■ Records from a data source

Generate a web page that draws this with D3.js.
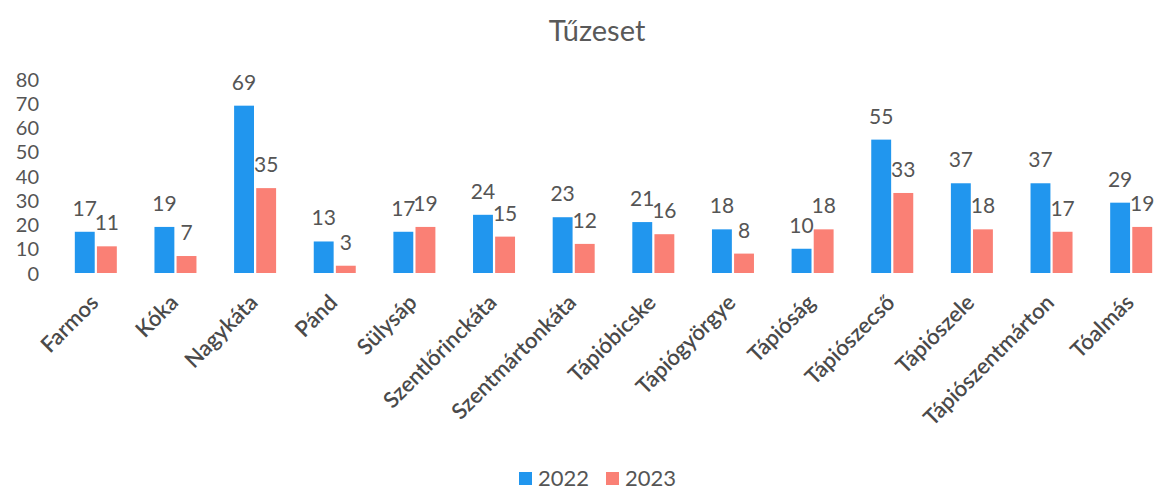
<!DOCTYPE html>
<html>
<head>
<meta charset="utf-8">
<script src="https://cdn.jsdelivr.net/npm/d3@7"></script>
<style>
  html, body { margin: 0; padding: 0; background: #fff; }
  svg { display: block; font-family: Lato, "Noto Sans", sans-serif; }
</style>
</head>
<body>
<svg id="chart" width="1159" height="490"></svg>
<script>
const categories = ["Farmos", "Kóka", "Nagykáta", "Pánd", "Sülysáp", "Szentlőrinckáta", "Szentmártonkáta", "Tápióbicske", "Tápiógyörgye", "Tápióság", "Tápiószecső", "Tápiószele", "Tápiószentmárton", "Tóalmás"];
const values2022 = [17, 19, 69, 13, 17, 24, 23, 21, 18, 10, 55, 37, 37, 29];
const values2023 = [11, 7, 35, 3, 19, 15, 12, 16, 8, 18, 33, 18, 17, 19];
const seriesNames = ["2022", "2023"];
const yTicks = [0, 10, 20, 30, 40, 50, 60, 70, 80];
const title = "Tűzeset";

const colors = {"2022": "#2196ee", "2023": "#fa8075"};
const textColor = "#555555";

const svg = d3.select("#chart");
const seriesValues = {"2022": values2022, "2023": values2023};

const x0 = d3.scaleBand().domain(categories).range([56, 1171]).padding(0);
const bw = x0.bandwidth();
const x1 = d3.scaleBand().domain(seriesNames).range([bw / 2 - 21, bw / 2 + 21]).paddingInner(0.1);
const y = d3.scaleLinear().domain([0, 80]).range([273, 79]);

// Title
svg.append("text")
  .attr("x", 597).attr("y", 41)
  .attr("text-anchor", "middle")
  .attr("font-size", 29)
  .attr("fill", "#595959")
  .text(title);

// Y axis
const yAxis = d3.axisLeft(y).tickValues(yTicks).tickSize(0).tickPadding(0);
const gy = svg.append("g").attr("transform", "translate(39,0)").call(yAxis);
gy.select(".domain").remove();
gy.selectAll("text")
  .attr("font-size", 20)
  .attr("font-family", "Lato, 'Noto Sans', sans-serif")
  .attr("fill", textColor)
  .attr("dy", "0.35em");

// Bars
const groups = svg.append("g").selectAll("g")
  .data(categories)
  .join("g")
  .attr("transform", d => `translate(${x0(d)},0)`);

groups.selectAll("rect")
  .data((d, i) => seriesNames.map(s => ({s, v: seriesValues[s][i]})))
  .join("rect")
  .attr("x", d => x1(d.s))
  .attr("width", x1.bandwidth())
  .attr("y", d => y(d.v))
  .attr("height", d => y(0) - y(d.v))
  .attr("fill", d => colors[d.s]);

groups.selectAll("text.val")
  .data((d, i) => seriesNames.map(s => ({s, v: seriesValues[s][i]})))
  .join("text")
  .attr("class", "val")
  .attr("x", d => x1(d.s) + x1.bandwidth() / 2)
  .attr("y", d => y(d.v) - 16)
  .attr("text-anchor", "middle")
  .attr("font-size", 21)
  .attr("fill", textColor)
  .text(d => d.v);

// X axis labels
const xAxis = d3.axisBottom(x0).tickSize(0).tickPadding(0);
const gx = svg.append("g").attr("transform", "translate(0,304)").call(xAxis);
gx.select(".domain").remove();
gx.selectAll("text")
  .attr("font-size", 22)
  .attr("font-family", "Lato, 'Noto Sans', sans-serif")
  .attr("font-weight", 600)
  .attr("fill", "#4a4a4a")
  .attr("text-anchor", "end")
  .attr("dy", "0")
  .attr("transform", "translate(4,0) rotate(-45)");

// Legend
const legend = svg.append("g");
const legendItems = [
  {s: "2022", x: 519},
  {s: "2023", x: 606}
];
legendItems.forEach(it => {
  legend.append("rect")
    .attr("x", it.x).attr("y", 472)
    .attr("width", 13).attr("height", 13)
    .attr("fill", colors[it.s]);
  legend.append("text")
    .attr("x", it.x + 19).attr("y", 486)
    .attr("font-size", 22)
    .attr("fill", textColor)
    .text(it.s);
});
</script>
</body>
</html>
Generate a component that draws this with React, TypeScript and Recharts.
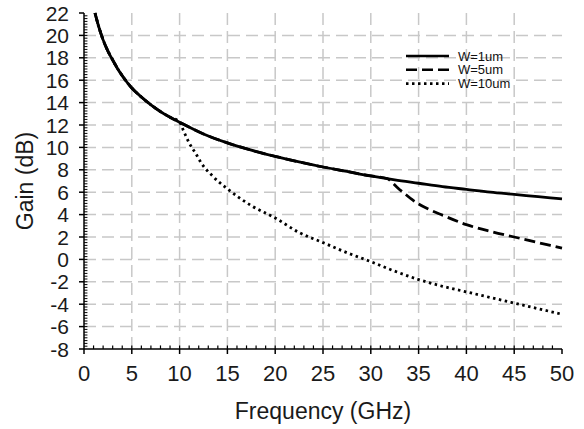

■ Requirements
Make an exact copy of the listing above. Do not include the pictures.

■ Exercise output
Generate a web page that draws this with D3.js.
<!DOCTYPE html>
<html>
<head>
<meta charset="utf-8">
<script src="https://cdn.jsdelivr.net/npm/d3@7"></script>
<style>
  html, body { margin: 0; padding: 0; background: #fff; }
  svg { display: block; font-family: Lato, "Noto Sans", sans-serif; }
</style>
</head>
<body>
<svg id="chart" width="1159" height="490"></svg>
<script>
const categories = ["Farmos", "Kóka", "Nagykáta", "Pánd", "Sülysáp", "Szentlőrinckáta", "Szentmártonkáta", "Tápióbicske", "Tápiógyörgye", "Tápióság", "Tápiószecső", "Tápiószele", "Tápiószentmárton", "Tóalmás"];
const values2022 = [17, 19, 69, 13, 17, 24, 23, 21, 18, 10, 55, 37, 37, 29];
const values2023 = [11, 7, 35, 3, 19, 15, 12, 16, 8, 18, 33, 18, 17, 19];
const seriesNames = ["2022", "2023"];
const yTicks = [0, 10, 20, 30, 40, 50, 60, 70, 80];
const title = "Tűzeset";

const colors = {"2022": "#2196ee", "2023": "#fa8075"};
const textColor = "#555555";

const svg = d3.select("#chart");
const seriesValues = {"2022": values2022, "2023": values2023};

const x0 = d3.scaleBand().domain(categories).range([56, 1171]).padding(0);
const bw = x0.bandwidth();
const x1 = d3.scaleBand().domain(seriesNames).range([bw / 2 - 21, bw / 2 + 21]).paddingInner(0.1);
const y = d3.scaleLinear().domain([0, 80]).range([273, 79]);

// Title
svg.append("text")
  .attr("x", 597).attr("y", 41)
  .attr("text-anchor", "middle")
  .attr("font-size", 29)
  .attr("fill", "#595959")
  .text(title);

// Y axis
const yAxis = d3.axisLeft(y).tickValues(yTicks).tickSize(0).tickPadding(0);
const gy = svg.append("g").attr("transform", "translate(39,0)").call(yAxis);
gy.select(".domain").remove();
gy.selectAll("text")
  .attr("font-size", 20)
  .attr("font-family", "Lato, 'Noto Sans', sans-serif")
  .attr("fill", textColor)
  .attr("dy", "0.35em");

// Bars
const groups = svg.append("g").selectAll("g")
  .data(categories)
  .join("g")
  .attr("transform", d => `translate(${x0(d)},0)`);

groups.selectAll("rect")
  .data((d, i) => seriesNames.map(s => ({s, v: seriesValues[s][i]})))
  .join("rect")
  .attr("x", d => x1(d.s))
  .attr("width", x1.bandwidth())
  .attr("y", d => y(d.v))
  .attr("height", d => y(0) - y(d.v))
  .attr("fill", d => colors[d.s]);

groups.selectAll("text.val")
  .data((d, i) => seriesNames.map(s => ({s, v: seriesValues[s][i]})))
  .join("text")
  .attr("class", "val")
  .attr("x", d => x1(d.s) + x1.bandwidth() / 2)
  .attr("y", d => y(d.v) - 16)
  .attr("text-anchor", "middle")
  .attr("font-size", 21)
  .attr("fill", textColor)
  .text(d => d.v);

// X axis labels
const xAxis = d3.axisBottom(x0).tickSize(0).tickPadding(0);
const gx = svg.append("g").attr("transform", "translate(0,304)").call(xAxis);
gx.select(".domain").remove();
gx.selectAll("text")
  .attr("font-size", 22)
  .attr("font-family", "Lato, 'Noto Sans', sans-serif")
  .attr("font-weight", 600)
  .attr("fill", "#4a4a4a")
  .attr("text-anchor", "end")
  .attr("dy", "0")
  .attr("transform", "translate(4,0) rotate(-45)");

// Legend
const legend = svg.append("g");
const legendItems = [
  {s: "2022", x: 519},
  {s: "2023", x: 606}
];
legendItems.forEach(it => {
  legend.append("rect")
    .attr("x", it.x).attr("y", 472)
    .attr("width", 13).attr("height", 13)
    .attr("fill", colors[it.s]);
  legend.append("text")
    .attr("x", it.x + 19).attr("y", 486)
    .attr("font-size", 22)
    .attr("fill", textColor)
    .text(it.s);
});
</script>
</body>
</html>
Generate a component that draws this with React, TypeScript and Recharts.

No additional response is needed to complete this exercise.